Type Journal Article - Journal of Labor Economics
Title The impact of low-skilled immigration on the youth labor market
Author(s)
Volume 30
Issue 1
Publication (Day/Month/Year) 2012
Page numbers 55-89
URL http://www.federalreserve.gov/PUBS/feds/2010/201003/201003pap.pdf
Abstract
The employment-to-population rate of high-school aged youth has fallen by about 20
percentage points since the late 1980s. The human capital implications of this decline
depend on the reasons behind it. In this paper, I demonstrate that growth in the
number of less-educated immigrants may have considerably reduced youth
employment rates.
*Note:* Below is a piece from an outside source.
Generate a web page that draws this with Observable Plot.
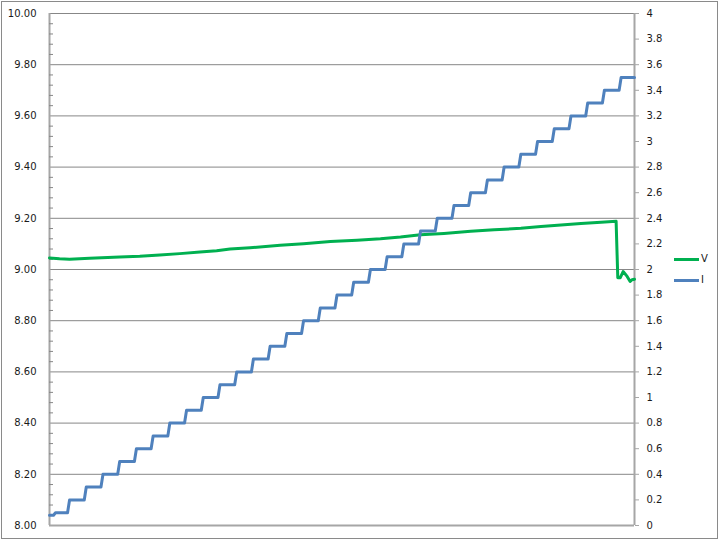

This finding stands in contrast to previous research that generally
identifies, at most, a modest negative relationship across states or cities between
immigration levels and adult labor market outcomes. At least two factors are at work:
there is greater overlap between the jobs that youth and less-educated adult
immigrants traditionally do, and youth labor supply is more responsive to
immigration-induced changes in their wage. Despite a slight increase in schooling rates
in response to immigration, I find little evidence that reduced employment rates are
associated with higher earnings ten years later in life. This raises the possibility that an
immigration-induced reduction in youth employment, on net, hinders youths’ human
capital accumulation.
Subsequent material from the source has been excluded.